You can create such a mapping with:
nnoremap <expr> 0 virtcol('.') == indent('.')+1 ? '0' : '^'
xnoremap <expr> 0 virtcol('.') == indent('.')+1 ? '0' : '^'
onoremap <expr> 0 virtcol('.') == indent('.')+1 ? '0' : '^'
This will program the mapping in Normal (n), Visual (x) and Operator-Pending (o) modes. (Operator-Pending mode means you can use d0
or c0
and Vim will use the mapping for the 0
part.)
Note that the way this expression is coded, Vim will "toggle" between the two possible beginnings of a line as you keep pressing 0
, so if you're at the true beginning and press 0
, you'll end up at the whitespace beginning. One possible drawback of this approach is that you might use O
by itself to go to the whitespace beginning of a line, but if you were already there, you'll end up at the true beginning instead, which makes the mapping somewhat counter intuitive in some cases.

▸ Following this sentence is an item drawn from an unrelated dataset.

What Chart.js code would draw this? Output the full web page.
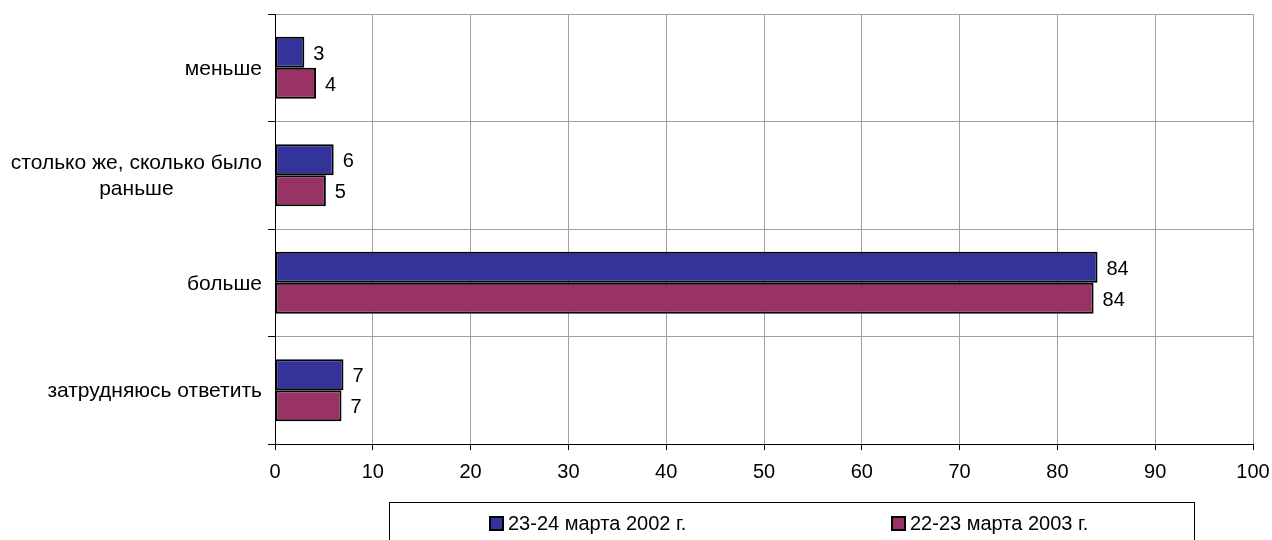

You could change the mapping to always go to the whitespace beginning of a line whenever the cursor is somewhere past that column, then go to the true beginning whenever the cursor is before that column, that way pressing 0
more than twice will no longer toggle, but keep at the true beginning.
Another UX option would be to have the first use of 0
always go to the whitespace beginning of the line and repeated uses of 0
to then move to the true beginning of the line, but that's fairly more complex to program, since it's hard to detect what the last key used was. You might need to use a global variable to track whether you've just pressed 0
and then some autocommands tracking whether the cursor was moved and clear that global variable, in order to detect that another key or motion was used after the last 0
. That's possible doable, but definitely much harder to implement.